- Interactive map of Constitutional Court of Zimbabwe
- 17°49′32″S 31°03′08″E﻿ / ﻿17.82552149001522°S 31.052287656318207°E
- Established: 2013
- Location: Harare
- Coordinates: 17°49′32″S 31°03′08″E﻿ / ﻿17.82552149001522°S 31.052287656318207°E
- Composition method: Presidential nomination after consultation with the Judicial Service Commission
- Authorised by: Constitution of Zimbabwe
- Judge term length: Single term of no more than 15 years, or until the age of 75
- Number of positions: 7
- Website: www.jsc.org.zw

Chief Justice of Zimbabwe
- Currently: Elizabeth Gwaunza
- Since: 15 May 2026
- Lead position ends: 15 June 2028

Deputy Chief Justice of Zimbabwe
- Currently: Paddington Garwe
- Since: 15 May 2026

= Constitutional Court of Zimbabwe =

The Constitutional Court of Zimbabwe is the apex court in all constitutional matters in Zimbabwe. Established under the 2013 Constitution, it is a superior court of record and the final authority on questions of constitutional interpretation and application. Its decisions bind all other courts.

The court was created as part of the major judicial reforms introduced by the Constitution of Zimbabwe Amendment (No. 20) Act 2013, which replaced the Lancaster House Constitution. For the first time in the country's history, Zimbabwe has a dedicated constitutional court separate from the Supreme Court.

== History ==

Under the Lancaster House Constitution (1980) and its numerous amendments, constitutional questions were heard by the Supreme Court as the highest appellate body. There was no specialised constitutional court. The 2013 Constitution, adopted after the Global Political Agreement and extensive public consultation, established the Constitutional Court as the highest court in all constitutional matters (Chapter 8). The court became operational following the harmonised elections of July 2013 and the full commencement of the new Constitution on 22 August 2013.

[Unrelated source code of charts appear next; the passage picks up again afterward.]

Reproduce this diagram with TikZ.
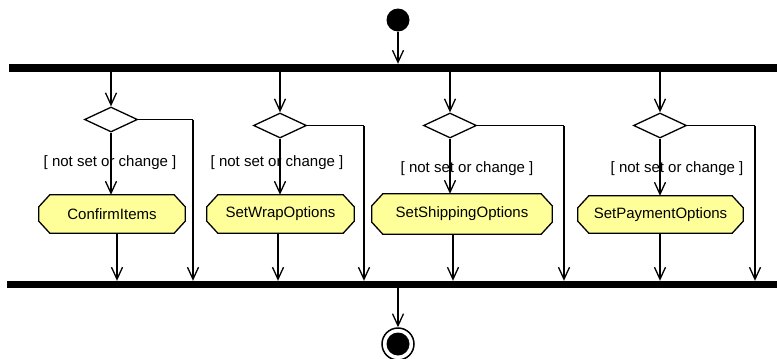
\documentclass[tikz,border=0pt]{standalone}
\usepackage{fontspec}
\setmainfont{Liberation Sans}
\usetikzlibrary{shapes.geometric,arrows.meta,backgrounds}
\definecolor{actyellow}{HTML}{FFFF99}
\tikzset{
  flow/.style={line width=1.3pt,-{Straight Barb[length=12pt,width=11pt,line width=1.3pt]}},
  plain/.style={line width=1.3pt},
  bar/.style={fill=black,draw=none,rectangle,inner sep=0pt},
  decision/.style={diamond,draw,line width=1.3pt,minimum width=53pt,minimum height=25pt,inner sep=0pt,fill=white},
  actnode/.style={rectangle,draw=none,inner sep=0pt,minimum height=38pt,font=\fontsize{15pt}{17pt}\selectfont},
  actshape/.style={fill=actyellow,draw=black,line width=1.3pt},
  guard/.style={font=\fontsize{15pt}{17pt}\selectfont,inner sep=0pt},
}
\begin{document}
\begin{tikzpicture}[x=1pt,y=-1pt]
\useasboundingbox (0,0) rectangle (777,359);
% initial and final
\node[circle,fill=black,minimum size=23pt,inner sep=0pt] (init) at (398,20) {};
\node[circle,draw=black,line width=1.5pt,fill=white,minimum size=32pt,inner sep=0pt] (final) at (398,344) {};
\node[circle,fill=black,minimum size=23pt,inner sep=0pt] (finalin) at (398,344) {};
% bars
\node[bar,minimum width=768pt,minimum height=8pt] (fork) at (393,68) {};
\node[bar,minimum width=770pt,minimum height=7pt] (join) at (392,284.5) {};
% guard labels
\node[guard] (g1) at (110,163) {[ not set or change ]};
\node[guard] (g2) at (277,163) {[ not set or change ]};
\node[guard] (g3) at (467,169) {[ not set or change ]};
\node[guard] (g4) at (677,169) {[ not set or change ]};
% decisions
\node[decision] (d1) at (111,119.5) {};
\node[decision] (d2) at (280,125.5) {};
\node[decision] (d3) at (450,125.5) {};
\node[decision] (d4) at (660,125.5) {};
% activities
\node[actnode,minimum width=146pt] (a1) at (112,214) {ConfirmItems};
\node[actnode,minimum width=147pt] (a2) at (280.5,214) {SetWrapOptions};
\node[actnode,minimum width=180pt,minimum height=40pt] (a3) at (462,214) {SetShippingOptions};
\node[actnode,minimum width=165pt,minimum height=37pt] (a4) at (660.5,214.5) {SetPaymentOptions};
\begin{pgfonlayer}{background}
\foreach \a in {a1,a2,a3,a4}{
  \draw[actshape] ([xshift=11pt]\a.north west) -- ([xshift=-11pt]\a.north east)
    -- ([yshift=-12pt]\a.north east) -- ([yshift=12pt]\a.south east)
    -- ([xshift=-11pt]\a.south east) -- ([xshift=11pt]\a.south west)
    -- ([yshift=12pt]\a.south west) -- ([yshift=-12pt]\a.north west) -- cycle;
}
\end{pgfonlayer}
% bypass corners
\coordinate (r1) at (193,119.5);
\coordinate (r2) at (364,125.5);
\coordinate (r3) at (564,125.5);
\coordinate (r4) at (755,125.5);
% connectors
\draw[flow] (init) -- (init |- fork.north);
\draw[flow] (join.south -| final.north) -- (final.north);
\foreach \i in {1,2,3,4}{
  \draw[flow] (fork.south -| d\i.north) -- (d\i.north);
  \draw[flow] (d\i.south) -- (d\i.south |- a\i.north);
  \draw[plain] (d\i.east) -- (r\i);
  \draw[flow] (r\i) -- (r\i |- join.north);
}
\draw[flow] ([xshift=5pt]a1.south) -- ([xshift=5pt]a1.south |- join.north);
\draw[flow] ([xshift=-2.5pt]a2.south) -- ([xshift=-2.5pt]a2.south |- join.north);
\draw[flow] ([xshift=-9pt]a3.south) -- ([xshift=-9pt]a3.south |- join.north);
\draw[flow] ([xshift=-0.5pt]a4.south) -- ([xshift=-0.5pt]a4.south |- join.north);
\end{tikzpicture}
\end{document}
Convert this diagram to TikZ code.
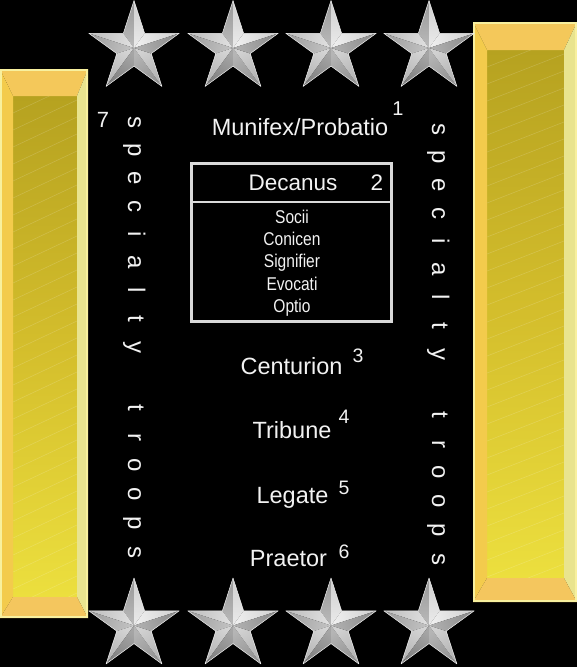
\documentclass[tikz,border=0pt]{standalone}
\usepackage{fontspec}
\setmainfont{Liberation Sans}
\definecolor{txt}{HTML}{F2F2F2}
\definecolor{boxc}{HTML}{DADADA}
\definecolor{bTop}{HTML}{F4C85A}
\definecolor{bLeft}{HTML}{F3CB4C}
\definecolor{bRight}{HTML}{E9E48E}
\definecolor{bBot}{HTML}{F4C65E}
\definecolor{bEdge}{HTML}{F8F09E}
\definecolor{gTop}{HTML}{B6A220}
\definecolor{gMid}{HTML}{D4BE2C}
\definecolor{gBot}{HTML}{ECDF3E}
\begin{document}
\begin{tikzpicture}[x=1pt,y=1pt,
  lbl/.style={text=txt, inner sep=0pt, anchor=base, font=\fontsize{23.5}{28}\selectfont},
  dec/.style={text=txt, inner sep=0pt, anchor=base, font=\fontsize{22.5}{27}\selectfont},
  num/.style={text=txt, inner sep=0pt, anchor=base, font=\fontsize{19.5}{22}\selectfont},
  sub/.style={text=txt, inner sep=0pt, anchor=base, xscale=0.84, font=\fontsize{18.5}{22}\selectfont},
  vlet/.style={text=txt, inner sep=0pt, anchor=base, rotate=-90, font=\fontsize{24}{28}\selectfont},
  facet/.style={draw=white!88!gray, line width=0.5pt, line join=round}]
\useasboundingbox (0,0) rectangle (577,-667);
\fill[black] (0,0) rectangle (577,-667);

% ---------- gold bars ----------
\newcommand\goldbar[8]{%
  \shade[top color=gTop, bottom color=gBot, middle color=gMid] (#5,-#6) rectangle (#7,-#8);
  \begin{scope}
    \clip (#5,-#6) rectangle (#7,-#8);
    \foreach \k in {0,...,34} {
      \draw[white, opacity=0.16, line width=0.6pt] (#5,-#6-\k*17) -- (#7,-#6-\k*17+30);
    }
  \end{scope}
  \fill[bTop] (#1,-#2) -- (#3,-#2) -- (#7,-#6) -- (#5,-#6) -- cycle;
  \fill[bLeft] (#1,-#2) -- (#5,-#6) -- (#5,-#8) -- (#1,-#4) -- cycle;
  \fill[bRight] (#3,-#2) -- (#3,-#4) -- (#7,-#8) -- (#7,-#6) -- cycle;
  \fill[bBot] (#1,-#4) -- (#3,-#4) -- (#7,-#8) -- (#5,-#8) -- cycle;
  \draw[bEdge, line width=1.6pt] (#1+0.8,-#2-0.8) rectangle (#3-0.8,-#4+0.8);
}
\goldbar{0}{69}{88}{618}{13}{96}{77}{597}
\goldbar{473}{22}{577}{602}{487}{50}{564}{578}

% ---------- silver stars ----------
\newcommand\silverstar[2]{%
  \begin{scope}[shift={(#1,-#2)}]
    \def\R{47.5}\def\r{18.1}
    \foreach \o/\i/\c in {90/126/A9A9A9, 90/54/E6E6E6,
                          162/126/D6D6D6, 162/198/B2B2B2,
                          234/198/C9C9C9, 234/270/8E8E8E,
                          306/270/A2A2A2, 306/342/C6C6C6,
                          18/54/EAEAEA, 18/342/9C9C9C} {
      \definecolor{fc}{HTML}{\c}
      \shade[left color=fc!80!white, right color=fc!90!black, shading angle=\o+90]
        (0,0) -- (\o:\R) -- (\i:\r) -- cycle;
    }
    \draw[facet] (90:\R) -- (126:\r) -- (162:\R) -- (198:\r) -- (234:\R) -- (270:\r)
       -- (306:\R) -- (342:\r) -- (18:\R) -- (54:\r) -- cycle;
  \end{scope}}
\foreach \x in {134,233,331,429} {
  \silverstar{\x}{48}
  \silverstar{\x}{625.5}
}

% ---------- ranks ----------
\node[lbl] (munifex) at (300,-135) {Munifex/Probatio};
\node[text=txt, inner sep=0pt, anchor=base, font=\fontsize{20}{24}\selectfont] (n1) at (398,-115) {1};

\node[draw=boxc, line width=3pt, minimum width=200pt, minimum height=158pt, inner sep=0pt] (box) at (291.5,-242.5) {};
\draw[boxc, line width=1.2pt] (box.west |- 0,-202) -- (box.east |- 0,-202);
\node[dec] (decanus) at (293,-190) {Decanus};
\node[dec] (n2) at (377,-190) {2};
\node[sub] (socii) at (292,-223.5) {Socii};
\node[sub] (conicen) at (292,-245.5) {Conicen};
\node[sub] (signifier) at (292,-267.5) {Signifier};
\node[sub] (evocati) at (292,-290) {Evocati};
\node[sub] (optio) at (292,-312) {Optio};

\node[lbl] (centurion) at (291.5,-374) {Centurion};
\node[num] (n3) at (358,-362) {3};
\node[lbl] (tribune) at (292,-438) {Tribune};
\node[num] (n4) at (344,-423) {4};
\node[lbl] (legate) at (292.5,-503) {Legate};
\node[num] (n5) at (344,-494) {5};
\node[lbl] (praetor) at (288.5,-566) {Praetor};
\node[num] (n6) at (344,-558) {6};
\node[text=txt, inner sep=0pt, anchor=base, font=\fontsize{22}{26}\selectfont] (n7) at (103,-127) {7};

% ---------- vertical "specialty troops" ----------
\foreach \l/\y [count=\n] in {s/122,p/150,e/178,c/206,i/234,a/262,l/290,t/319,y/347,
                               t/408,r/437,o/465,o/494,p/523,s/552} {
  \node[vlet] (left\n) at (128,-\y) {\l};
  \node[vlet] (right\n) at (432,-\y-7) {\l};
}
\end{tikzpicture}
\end{document}
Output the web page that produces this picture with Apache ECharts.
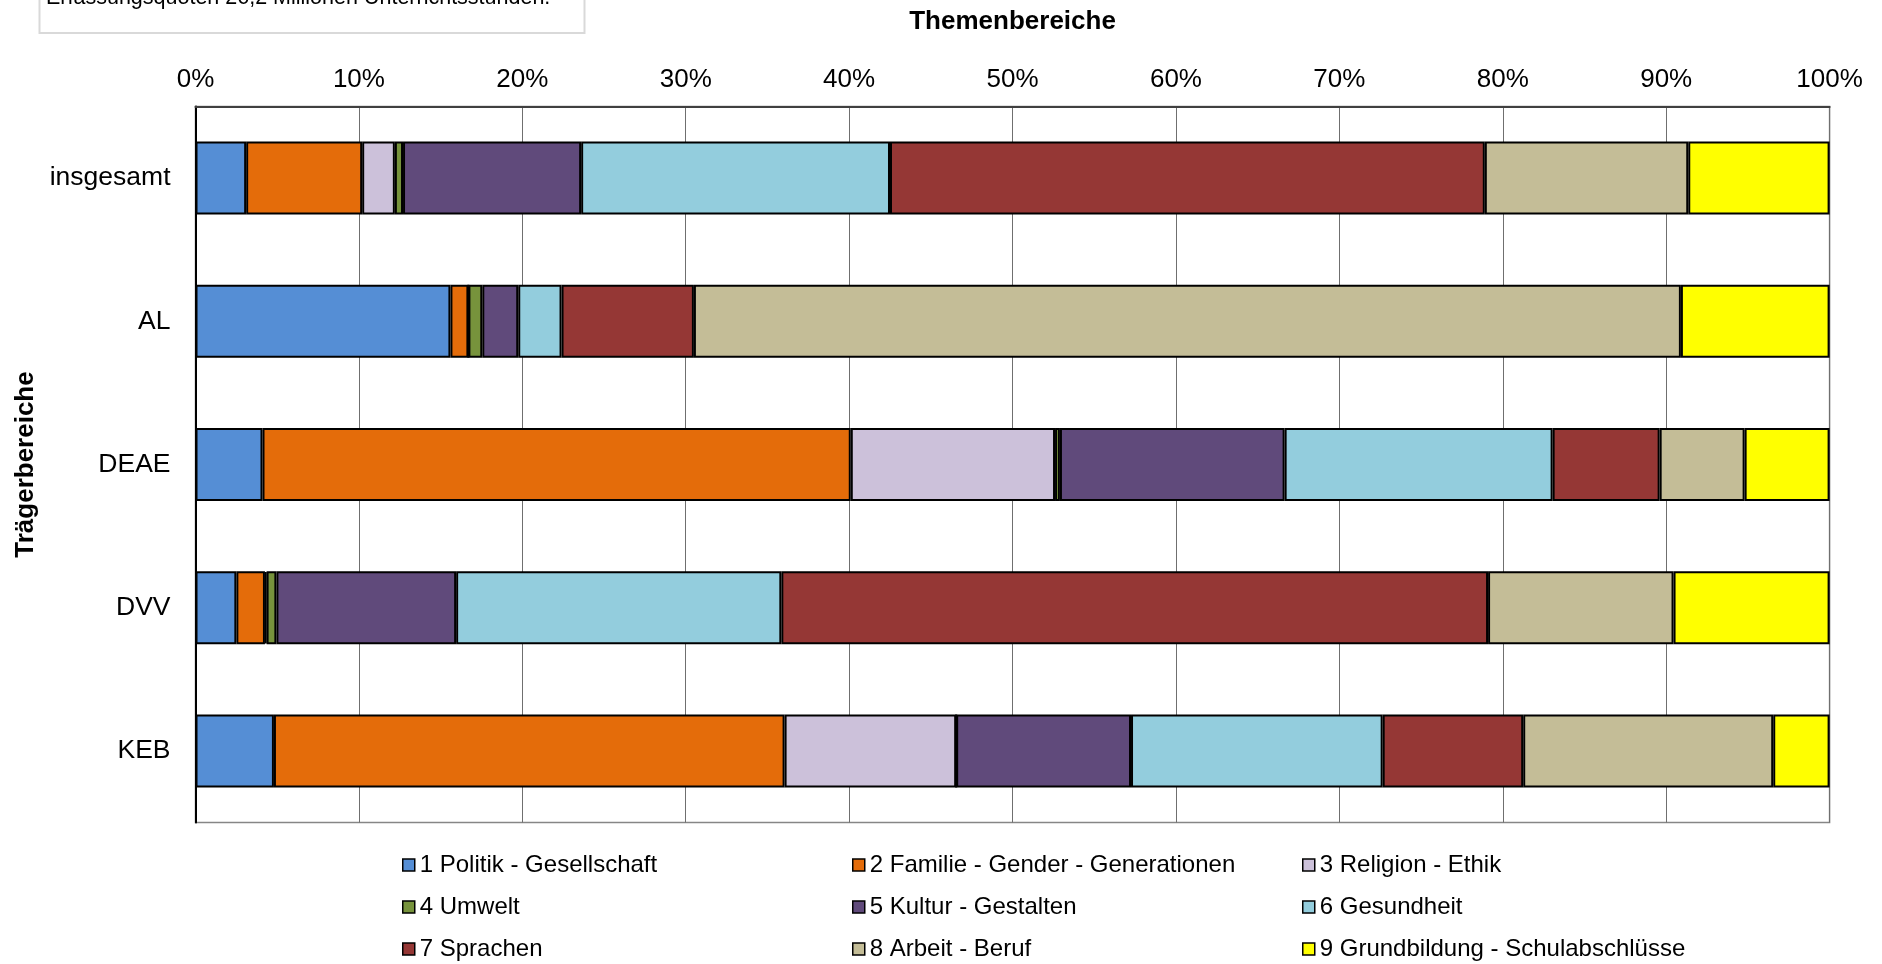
<!DOCTYPE html>
<html>
<head>
<meta charset="utf-8">
<script src="https://cdn.jsdelivr.net/npm/echarts@6/dist/echarts.min.js"></script>
<style>
  html, body { margin: 0; padding: 0; background: #fff; }
  #chart { width: 1882px; height: 964px; }
</style>
</head>
<body>
<div id="chart"></div>
<script>
// Anteile der Themenbereiche je Trägerbereich (in % der Unterrichtsstunden)
const categories = ['insgesamt', 'AL', 'DEAE', 'DVV', 'KEB'];
const themen = [
  '1 Politik - Gesellschaft',
  '2 Familie - Gender - Generationen',
  '3 Religion - Ethik',
  '4 Umwelt',
  '5 Kultur - Gestalten',
  '6 Gesundheit',
  '7 Sprachen',
  '8 Arbeit - Beruf',
  '9 Grundbildung - Schulabschlüsse'
];
const politik      = [3.1, 15.6, 4.1, 2.5, 4.8];
const familie      = [7.1, 1.1, 36.0, 1.75, 31.25];
const religion     = [2.0, 0, 12.5, 0.1, 10.5];
const umwelt       = [0.5, 0.85, 0.3, 0.6, 0];
const kultur       = [10.9, 2.2, 13.75, 11.0, 10.7];
const gesundheit   = [18.9, 2.65, 16.4, 19.9, 15.4];
const sprachen     = [36.4, 8.1, 6.55, 43.25, 8.6];
const arbeit       = [12.45, 60.4, 5.2, 11.35, 15.3];
const grundbildung = [8.65, 9.1, 5.2, 9.55, 3.45];
const tickLabels = ['0%', '10%', '20%', '30%', '40%', '50%', '60%', '70%', '80%', '90%', '100%'];

const values = [politik, familie, religion, umwelt, kultur, gesundheit, sprachen, arbeit, grundbildung];
const colors = ['#558ED5', '#E46C0A', '#CCC1DA', '#77933C', '#604A7B', '#93CDDD', '#953735', '#C4BD97', '#FFFF00'];

const FONT = 'Liberation Sans, Arial, sans-serif';

const series = themen.map((name, i) => ({
  name: name,
  type: 'bar',
  stack: 'gesamt',
  barCategoryGap: '49%',
  data: values[i],
  itemStyle: { color: colors[i], borderColor: '#000', borderWidth: 2 },
  emphasis: { disabled: true }
}));

// Legende in drei Spalten: 1/4/7, 2/5/8, 3/6/9
function legendColumn(col, left) {
  return {
    orient: 'vertical',
    left: left,
    bottom: -2,
    itemGap: 18,
    itemWidth: 12,
    itemHeight: 12,
    icon: 'rect',
    selectedMode: false,
    data: [themen[col], themen[col + 3], themen[col + 6]],
    itemStyle: { borderColor: '#000', borderWidth: 1.5 },
    textStyle: { fontFamily: FONT, fontSize: 24, color: '#000' }
  };
}

const chart = echarts.init(document.getElementById('chart'));
chart.setOption({
  animation: false,
  backgroundColor: '#fff',
  grid: {
    left: 195.5, right: 52.4, top: 106.5, bottom: 141.5,
    show: true, borderColor: '#868686', borderWidth: 1.5, backgroundColor: 'transparent'
  },
  xAxis: {
    type: 'value',
    position: 'top',
    min: 0, max: 100, interval: 10,
    name: 'Themenbereiche',
    nameLocation: 'middle',
    nameGap: 72,
    nameTextStyle: { fontFamily: FONT, fontSize: 26, fontWeight: 'bold', color: '#000' },
    axisLine: { show: true, lineStyle: { color: '#404040', width: 2 } },
    axisTick: { show: false },
    axisLabel: {
      margin: 14,
      fontFamily: FONT, fontSize: 26, color: '#000',
      formatter: v => tickLabels[Math.round(v / 10)]
    },
    splitLine: { show: true, lineStyle: { color: '#6f6f6f', width: 1 } }
  },
  yAxis: {
    type: 'category',
    inverse: true,
    data: categories,
    name: 'Trägerbereiche',
    nameLocation: 'middle',
    nameGap: 157,
    nameRotate: 90,
    nameTextStyle: { fontFamily: FONT, fontSize: 26, fontWeight: 'bold', color: '#000' },
    axisLine: { show: true, lineStyle: { color: '#000', width: 2 } },
    axisTick: { show: false },
    axisLabel: { margin: 25, fontFamily: FONT, fontSize: 26.5, color: '#000' }
  },
  legend: [legendColumn(0, 397), legendColumn(1, 847), legendColumn(2, 1297)],
  graphic: [
    {
      type: 'rect',
      shape: { x: 39.5, y: -60, width: 545, height: 93 },
      style: { fill: '#fff', stroke: '#d9d9d9', lineWidth: 2 },
      z: 10
    },
    {
      type: 'text',
      left: 46,
      top: -13,
      style: { text: 'Erfassungsquoten 26,2 Millionen Unterrichtsstunden.', font: '21.5px ' + FONT, fill: '#000' },
      z: 11
    }
  ],
  series: series
});
</script>
</body>
</html>
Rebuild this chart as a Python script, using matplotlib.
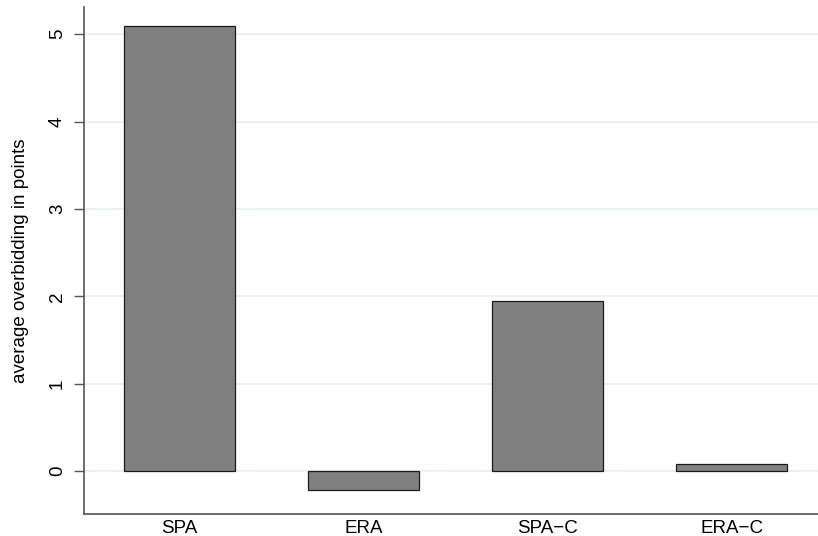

The creation of the court was intended to strengthen constitutionalism, the rule of law and the protection of fundamental rights. It marked a significant departure from the previous system, in which the executive had frequently amended the constitution to override judicial decisions on rights and land issues.

== Composition and membership ==

The Constitutional Court consists of the Chief Justice, the Deputy Chief Justice and five other judges (seven in total). It is a superior court of record.

Judges are appointed by the President on the advice of the Judicial Service Commission following public interviews and a transparent selection process (as amended by the Constitution of Zimbabwe Amendment (No. 1) Act, 2017). Amendment No. 2 (2021) extended the retirement age for Constitutional Court judges from 70 to 75 (or an elected additional five-year term).

As of May 2026 the court is constituted as follows:

- Chief Justice: Elizabeth Gwaunza (serving since 15 May 2026).
- Deputy Chief Justice: Paddington Garwe (serving since 15 May 2026).
- Judges: Justices Rita Makarau, Anne-Marie Gowora, Ben Hlatshwayo and Bharat Patel (sworn in as substantive judges of the Constitutional Court).

The court sits as a full bench or in panels depending on the matter.

== Jurisdiction ==

The Constitutional Court is the highest court in all constitutional matters and its decisions on those matters bind all other courts. It decides only constitutional matters and issues connected with decisions on constitutional matters.

Its jurisdiction includes:

- Original jurisdiction over constitutional questions referred by other courts or brought directly (with leave in certain cases).
- Appellate jurisdiction on constitutional issues arising from decisions of the Supreme Court or other courts.
- Exclusive jurisdiction over certain matters, such as the validity of presidential elections and challenges to the constitutionality of Acts of Parliament.
- Power to declare any law, conduct or omission inconsistent with the Constitution invalid to the extent of the inconsistency.

The court exercises both first-instance and appellate jurisdiction in constitutional cases.

== Notable cases ==

The Constitutional Court has delivered several landmark rulings since its establishment:

- Mawarire v Mugabe (2013): The court ordered the holding of presidential and parliamentary elections by 31 July 2013, resolving a dispute over the timing of elections after the expiry of the Government of National Unity.

- Gonese & Anor v Parliament of Zimbabwe (CCZ 4/20, 2020): The court invalidated the initial passage of Constitution Amendment (No. 1) Bill 2017 due to an insufficient Senate vote, though the defect was later rectified.

- Marx Mupungu v Minister of Justice (2021): The court upheld the constitutionality of the tenure-extension provisions in Constitution Amendment (No. 2) Act 2021, allowing Chief Justice Luke Malaba to continue in office beyond the original retirement age.

- Child rights and age of consent cases: The court has delivered progressive rulings affirming the best interests of the child and striking down laws inconsistent with constitutional protections for minors.

The court continues to hear high-profile matters, including challenges to constitutional amendment processes and direct-access applications on fundamental rights.